Multiple nature-cultures and diverse anthropologies (CLOSED) 
Convenors:
Atsuro Morita (Osaka University)
Casper Bruun Jensen
Location:
104
Start time:
16 May, 2014 at
Time zone: Asia/Tokyo
Session slots:
2

Short Abstract:

The aim of this panel is to scrutinize the relation between multiple nature-cultures and diverse anthropological traditions. It creates space for reflecting on the entanglements of diverse modes of anthropological response and multiple nature-cultures, ecological, ontological or otherwise.

Long Abstract:

Over the recent decades, nature has been one of the most hotly debated topics in anthropology.

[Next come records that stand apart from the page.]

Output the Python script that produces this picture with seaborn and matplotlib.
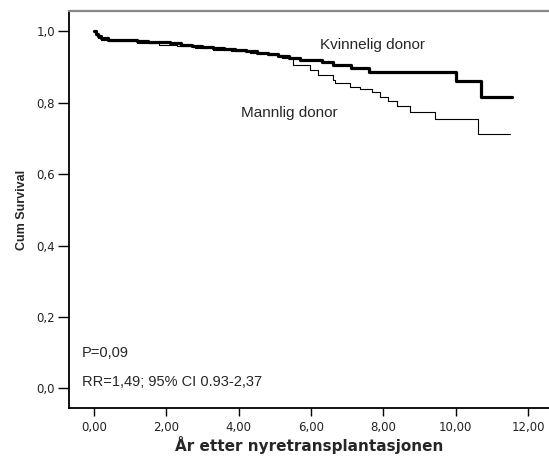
"""
Kaplan-Meier kurve: overlevelse etter nyretransplantasjon, kvinnelig vs mannlig donor
"""
import numpy as np
import pandas as pd
import matplotlib.pyplot as plt
import matplotlib
import seaborn as sns

# data (trinnpunkter, steps-post)
kvinne_tid = [0, 0.05, 0.1, 0.2, 0.4, 0.8, 1.2, 1.5, 1.8, 2.1, 2.4, 2.7, 3.0,
              3.3, 3.6, 3.9, 4.2, 4.5, 4.8, 5.1, 5.4, 5.7, 6.3, 6.6, 7.1, 7.6,
              10.0, 10.7, 11.55]
kvinne_surv = [1.0, 0.993, 0.986, 0.980, 0.977, 0.975, 0.973, 0.971, 0.969,
               0.966, 0.963, 0.960, 0.957, 0.954, 0.951, 0.948, 0.944, 0.940,
               0.936, 0.931, 0.926, 0.920, 0.915, 0.905, 0.896, 0.886, 0.862,
               0.817, 0.817]

mann_tid = [0, 0.05, 0.1, 0.2, 0.5, 1.2, 1.8, 2.3, 2.8, 3.3, 3.8, 4.3, 4.8,
            5.2, 5.51, 5.97, 6.2, 6.62, 6.66, 7.08, 7.35, 7.68, 7.91, 8.14,
            8.37, 8.74, 9.43, 10.63, 11.5]
mann_surv = [1.0, 0.99, 0.982, 0.976, 0.972, 0.968, 0.962, 0.958, 0.953,
             0.948, 0.944, 0.940, 0.934, 0.924, 0.907, 0.893, 0.879, 0.865,
             0.854, 0.845, 0.839, 0.830, 0.817, 0.804, 0.790, 0.773, 0.755,
             0.713, 0.713]

x_ticks = [0, 2, 4, 6, 8, 10, 12]
y_ticks = [0.0, 0.2, 0.4, 0.6, 0.8, 1.0]

sns.set_theme(style="white")
plt.rcParams['font.family'] = ['Liberation Sans', 'DejaVu Sans']

fig = plt.figure(figsize=(5.49, 4.57), dpi=100)
ax = fig.add_axes([0.1257, 0.107, 0.8743, 0.869])

df_k = pd.DataFrame({'tid': kvinne_tid, 'surv': kvinne_surv})
df_m = pd.DataFrame({'tid': mann_tid, 'surv': mann_surv})

sns.lineplot(data=df_m, x='tid', y='surv', ax=ax, color='black', linewidth=0.8,
             drawstyle='steps-post', estimator=None, sort=False)
sns.lineplot(data=df_k, x='tid', y='surv', ax=ax, color='black', linewidth=2.3,
             drawstyle='steps-post', estimator=None, sort=False)

ax.set_xlim(-0.69, 12.58)
ax.set_ylim(-0.055, 1.057)
ax.set_xticks(x_ticks)
ax.set_xticklabels([f"{v:.2f}".replace('.', ',') for v in x_ticks], fontsize=8.5,
                   color='#222222', family='DejaVu Sans')
ax.set_yticks(y_ticks)
ax.set_yticklabels([f"{v:.1f}".replace('.', ',') for v in y_ticks], fontsize=8.5,
                   color='#222222', family='DejaVu Sans')
ax.tick_params(axis='y', direction='out', length=8, width=1, color='black',
               left=True, pad=2)
ax.tick_params(axis='x', direction='out', length=6, width=1, color='black',
               bottom=True, pad=3)

ax.set_xlabel('År etter nyretransplantasjonen', fontsize=11, fontweight='bold',
              labelpad=1.5, family='DejaVu Sans')
ax.set_ylabel('Cum Survival', fontsize=9, fontweight='bold', labelpad=6)

for side in ['left', 'bottom']:
    ax.spines[side].set_color('black')
    ax.spines[side].set_linewidth(1.3)
ax.spines['top'].set_color('#888888')
ax.spines['top'].set_linewidth(1.6)
ax.spines['right'].set_visible(False)

ax.text(6.25, 0.962, 'Kvinnelig donor', fontsize=11, va='center', ha='left')
ax.text(4.06, 0.771, 'Mannlig donor', fontsize=11, va='center', ha='left')
ax.text(-0.33, 0.099, 'P=0,09', fontsize=10.5, va='center', ha='left')
ax.text(-0.33, 0.018, 'RR=1,49; 95% CI 0.93-2,37', fontsize=10.5, va='center',
        ha='left')

fig.savefig('out.png', dpi=100)
plt.close(fig)
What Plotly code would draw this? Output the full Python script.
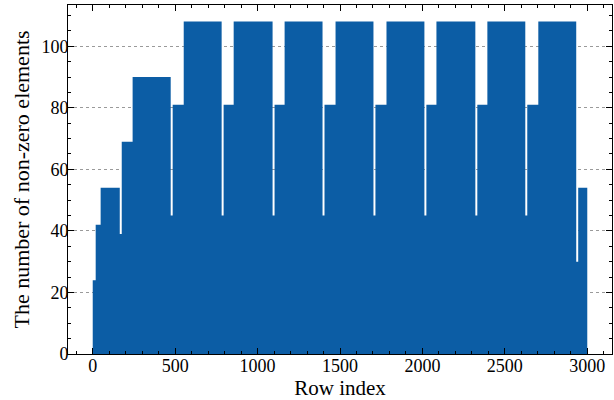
import plotly.graph_objects as go

# Row-index segments (start row of each run of equal non-zero counts)
seg_start = [0, 18, 48, 164, 176, 242, 473, 485, 552, 782, 794, 855, 1091, 1103, 1164,
             1394, 1406, 1473, 1703, 1715, 1782, 2012, 2024, 2085, 2321, 2333, 2394,
             2624, 2636, 2703, 2933, 2945]
n_rows = 3000
nnz = [24, 42, 54, 39, 69, 90, 45, 81, 108, 45, 81, 108, 45, 81, 108,
       45, 81, 108, 45, 81, 108, 45, 81, 108, 45, 81, 108,
       45, 81, 108, 30, 54]

x_ticks = [0, 500, 1000, 1500, 2000, 2500, 3000]
y_ticks = [0, 20, 40, 60, 80, 100]

# step outline: each run spans [start, next start)
step_x = seg_start + [n_rows]
step_y = nnz + [nnz[-1]]

COLOR = "#0C5DA5"
FONT = "Liberation Serif, Times New Roman, serif"

fig = go.Figure(go.Scatter(
    x=step_x, y=step_y, mode="lines", line_shape="hv",
    line=dict(width=0, color=COLOR),
    fill="tozeroy", fillcolor=COLOR,
    hoverinfo="skip",
))

axis_common = dict(
    showline=True, linecolor="black", linewidth=1, mirror="ticks",
    ticks="inside", ticklen=6, tickwidth=1, tickcolor="black",
    zeroline=False,
    tickfont=dict(family=FONT, size=18, color="black"),
)

fig.update_xaxes(
    **axis_common,
    range=[-150, 3150],
    tickvals=x_ticks, ticktext=[str(v) for v in x_ticks],
    showgrid=False,
    ticklabelstandoff=-5,
    minor=dict(ticks="inside", dtick=100, tick0=0, ticklen=3, tickwidth=0.8, tickcolor="black", showgrid=False),
    title=dict(text="Row index", font=dict(family=FONT, size=21, color="black"), standoff=3),
)
fig.update_yaxes(
    **axis_common,
    range=[0, 113.4],
    tickvals=y_ticks, ticktext=[str(v) for v in y_ticks],
    showgrid=True, gridcolor="#9a9a9a", gridwidth=0.8, griddash="dot",
    ticklabelstandoff=-5,
    minor=dict(ticks="inside", dtick=5, tick0=0, ticklen=3, tickwidth=0.8, tickcolor="black", showgrid=False),
    title=dict(text="The number of non-zero elements", font=dict(family=FONT, size=22, color="black"), standoff=5),
)

fig.update_layout(
    width=614, height=400,
    margin=dict(l=68, r=2, t=5, b=46),
    paper_bgcolor="white", plot_bgcolor="white",
    showlegend=False,
)

fig.write_html("out.html", config={"displayModeBar": False},
               post_script="document.body.style.margin='0';")
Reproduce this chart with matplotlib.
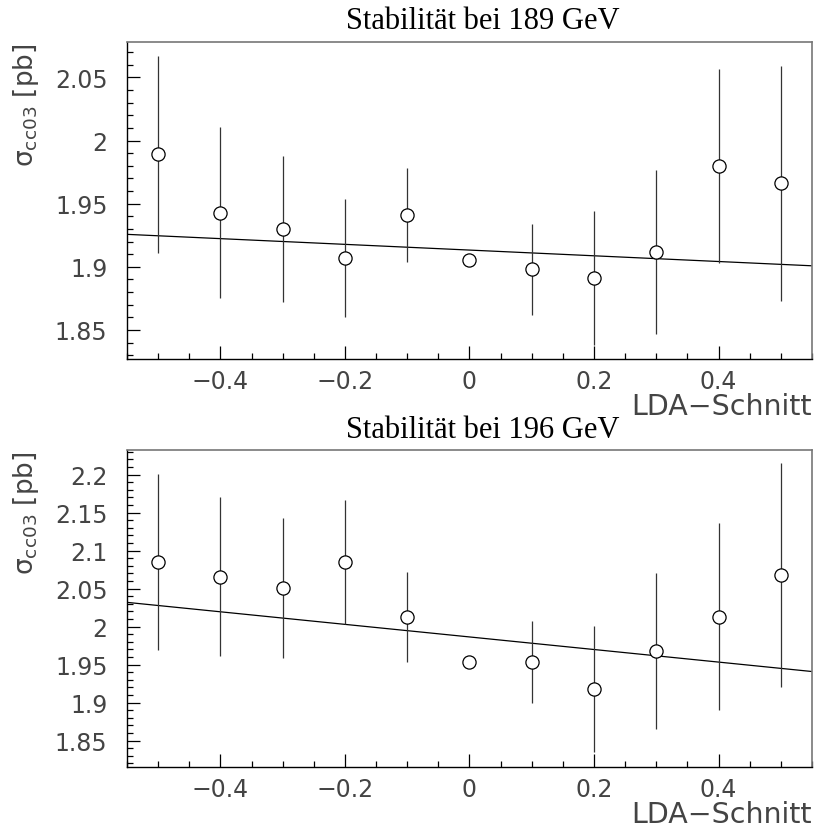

Whether focusing on human-animal relations and animism, on scientific and technological ways of remaking the world, or on ontology, nature, which used to be seen as the stable background for culture, has turned into an unstable foreground.

Pivotal to this change are diverse critiques of the Euro-American dichotomy between nature and culture. This adds poignancy to these discussions since anthropological analysis has itself largely relied on precisely this dichotomy. Accordingly, new explorations of nature-cultures are often related to reflexive efforts to "provincialize" Euro-American forms of anthropology. However, in the context of non-Western anthropologies, which have affinal relations with non-Western nature-cultures, the questions are even more complex. For example, while Japanese anthropology has a rich tradition for studying non-Western socio-ecologies it has also long been haunted by the (Western) nature-culture dichotomy. Yet, might it be the case that non-Western anthropologies offer different means for dealing with, redefining, or undoing, this dichotomy?

The aim of this panel is to scrutinize the interrelated problems of the possible existence of multiple nature-cultures and the definite existence of diverse anthropological traditions. The panel offers an occasion to explore the implications and opportunities of this uneasy relation, which increasingly seems shared across anthropological traditions, non-Western and Euro-American. Hence, the panel aims to create space for reflecting on the entanglements of diverse modes of anthropological analysis and engagement and multiple nature-cultures, ontological or otherwise.